On Thursday, billionaire tech innovator Elon Musk amused the world during his appearance at the annual Code Conference in Southern California with banter that many say walked the line between brilliance and psychosis.
The innovator suggested that there is a one-in-a-billion chance that our existence is a reality game played by a higher form of being, and called for universal brain transplants to prevent robot overlords from overtaking humanity, among other bizarre and whimsical commentary.
"I don’t love the idea of being a house cat," the entrepreneur declared, before saying that humans will be oppressed by artificial intelligence (AI) in a matter of years.
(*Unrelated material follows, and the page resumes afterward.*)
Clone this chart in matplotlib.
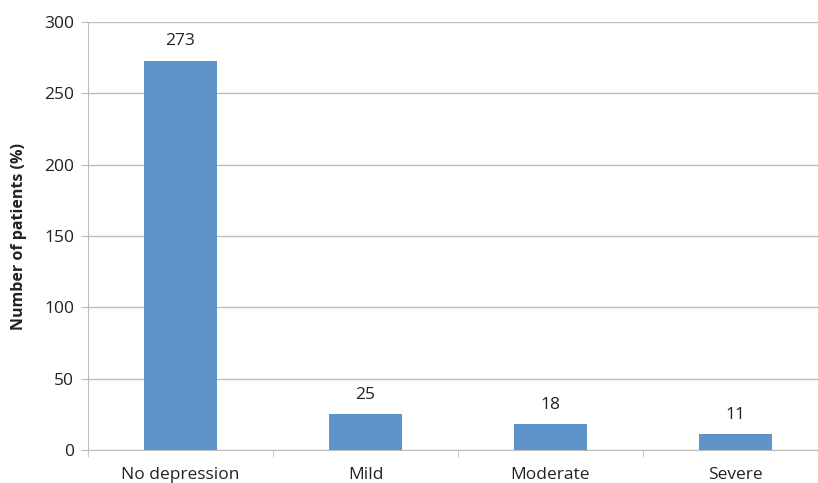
import matplotlib as mlp
mlp.use('Agg')
import matplotlib.pyplot as plt
import numpy as np

categories = ['No depression', 'Mild', 'Moderate', 'Severe']
patients = [273, 25, 18, 11]
y_ticks = [0, 50, 100, 150, 200, 250, 300]

BAR_COLOR = '#5E94C9'
GRID_COLOR = '#BDBDBD'
TEXT_COLOR = '#222222'

plt.rcParams['font.family'] = ['Open Sans', 'DejaVu Sans']

fig = plt.figure(figsize=(8.18, 4.83), dpi=100)
# axes extends slightly beyond the right edge, as in the reference
ax = fig.add_axes([88 / 818, 1 - 450 / 483, 740 / 818, 428 / 483])

x = np.arange(len(categories))
bars = ax.bar(x, patients, width=0.395, color=BAR_COLOR, zorder=3)
for b, v in zip(bars, patients):
    ax.annotate(str(v), (b.get_x() + b.get_width() / 2, v),
                xytext=(0, 8), textcoords='offset points',
                ha='center', va='bottom', fontsize=12.5, color=TEXT_COLOR)

ax.set_xlim(-0.5, len(categories) - 0.5)
ax.set_ylim(0, 300)
ax.set_yticks(y_ticks)
ax.set_xticks(x)
ax.set_xticklabels(categories)
ax.set_xticks(np.arange(len(categories) + 1) - 0.5, minor=True)
ax.yaxis.grid(True, color=GRID_COLOR, linewidth=1, zorder=0)

ax.spines['top'].set_visible(False)
ax.spines['right'].set_visible(False)
ax.spines['left'].set_color(GRID_COLOR)
ax.spines['bottom'].set_color(GRID_COLOR)
ax.tick_params(axis='x', which='major', length=0, pad=12,
               labelsize=12.5, labelcolor=TEXT_COLOR)
ax.tick_params(axis='x', which='minor', length=5, color=GRID_COLOR)
ax.tick_params(axis='y', length=5, color=GRID_COLOR, pad=5,
               labelsize=12.5, labelcolor=TEXT_COLOR)

ax.set_ylabel('Number of patients (%)', fontsize=11.5, fontweight='bold',
              color=TEXT_COLOR, labelpad=12)

fig.savefig('out.png', dpi=100)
Musk proposed the implantation of "neural lace," a mesh substance that fits onto a brain to provide ordinary people with supercomputing attributes. The lace would be transplanted into humans, he suggests, by means of a syringe, with no surgery necessary.
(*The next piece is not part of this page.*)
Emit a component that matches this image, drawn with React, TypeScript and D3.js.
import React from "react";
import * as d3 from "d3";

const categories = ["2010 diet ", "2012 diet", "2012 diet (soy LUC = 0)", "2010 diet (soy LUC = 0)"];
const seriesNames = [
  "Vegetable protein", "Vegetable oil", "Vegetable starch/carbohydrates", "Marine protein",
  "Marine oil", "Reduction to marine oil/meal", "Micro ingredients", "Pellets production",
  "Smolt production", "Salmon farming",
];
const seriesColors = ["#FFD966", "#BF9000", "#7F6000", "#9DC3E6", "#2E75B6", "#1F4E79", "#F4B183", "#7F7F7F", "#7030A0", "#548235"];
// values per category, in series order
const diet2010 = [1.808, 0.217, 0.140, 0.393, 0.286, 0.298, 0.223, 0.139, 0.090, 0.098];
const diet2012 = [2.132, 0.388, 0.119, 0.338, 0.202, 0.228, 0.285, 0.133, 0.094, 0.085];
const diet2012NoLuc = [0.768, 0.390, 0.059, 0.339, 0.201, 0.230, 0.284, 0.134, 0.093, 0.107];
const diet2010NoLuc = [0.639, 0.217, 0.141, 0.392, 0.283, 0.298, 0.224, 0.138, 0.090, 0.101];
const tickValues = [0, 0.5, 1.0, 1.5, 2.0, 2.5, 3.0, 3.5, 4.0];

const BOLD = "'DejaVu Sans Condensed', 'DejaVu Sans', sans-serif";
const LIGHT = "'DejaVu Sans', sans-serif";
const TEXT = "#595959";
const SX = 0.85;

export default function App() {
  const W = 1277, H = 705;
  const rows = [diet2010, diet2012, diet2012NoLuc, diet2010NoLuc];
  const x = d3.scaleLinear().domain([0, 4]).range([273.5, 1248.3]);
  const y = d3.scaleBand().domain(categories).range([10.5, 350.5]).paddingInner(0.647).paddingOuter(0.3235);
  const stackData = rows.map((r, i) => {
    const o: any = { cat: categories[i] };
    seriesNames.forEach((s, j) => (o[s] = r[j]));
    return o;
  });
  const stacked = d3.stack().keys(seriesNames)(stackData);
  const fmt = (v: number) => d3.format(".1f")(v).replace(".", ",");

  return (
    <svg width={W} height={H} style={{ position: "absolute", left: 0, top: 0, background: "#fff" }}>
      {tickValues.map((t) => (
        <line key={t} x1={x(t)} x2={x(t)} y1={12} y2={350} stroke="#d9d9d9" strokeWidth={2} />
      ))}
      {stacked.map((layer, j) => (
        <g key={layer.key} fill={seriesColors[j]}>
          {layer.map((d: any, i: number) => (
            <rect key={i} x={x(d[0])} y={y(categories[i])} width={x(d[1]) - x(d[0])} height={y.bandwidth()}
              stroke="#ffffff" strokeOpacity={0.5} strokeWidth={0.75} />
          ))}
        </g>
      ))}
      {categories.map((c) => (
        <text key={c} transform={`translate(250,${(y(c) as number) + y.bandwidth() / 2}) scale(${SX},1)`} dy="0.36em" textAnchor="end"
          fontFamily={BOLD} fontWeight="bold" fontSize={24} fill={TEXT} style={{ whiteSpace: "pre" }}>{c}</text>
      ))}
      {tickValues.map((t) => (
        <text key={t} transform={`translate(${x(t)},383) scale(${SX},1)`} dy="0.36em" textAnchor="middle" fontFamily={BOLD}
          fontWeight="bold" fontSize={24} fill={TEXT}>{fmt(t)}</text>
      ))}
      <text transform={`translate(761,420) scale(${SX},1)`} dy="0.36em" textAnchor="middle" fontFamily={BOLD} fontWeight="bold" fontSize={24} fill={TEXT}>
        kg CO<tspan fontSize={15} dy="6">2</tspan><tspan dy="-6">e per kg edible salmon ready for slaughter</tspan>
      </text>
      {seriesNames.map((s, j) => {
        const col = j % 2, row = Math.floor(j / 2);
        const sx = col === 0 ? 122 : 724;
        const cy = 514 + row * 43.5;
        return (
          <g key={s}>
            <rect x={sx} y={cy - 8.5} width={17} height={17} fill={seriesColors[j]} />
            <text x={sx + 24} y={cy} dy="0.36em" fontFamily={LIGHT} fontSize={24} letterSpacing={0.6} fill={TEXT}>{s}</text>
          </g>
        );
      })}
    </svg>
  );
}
In addition to creating his personal version of X-Men, Musk questioned human existence, pointing to advances in the gaming industry. In forty years since the release of the first video game, he observed, humans now have lifelike video game graphics and nascent virtual reality environments. "If you assume any rate of improvement at all, then games will become indistinguishable from reality."
Musk extrapolated tech advances to state that, "There’s a one in a billion chance we’re in base reality," suggesting that we are avatars in alien games.
The tech CEO believes that humans (or the aliens animating us through remote command) will arrive on Mars by 2025, several decades before even the most optimistic government assessment.
Musk developed SpaceX in 2002 with the goal of "enabling people to live on other planets," and in April announced that the company’s first unmanned mission to Mars would launch in 2018 using his company’s Falcon heavy rocket. He said he is motivated to live long enough to die on Mars, which he believes will be colonized by humans who seek a direct, rather than a representative, democracy.
The colorful business leader, best known for his sleek Tesla electric cars, may sound like a rambling lunatic at times, but his far-out ideas could move our society to the Final Frontier.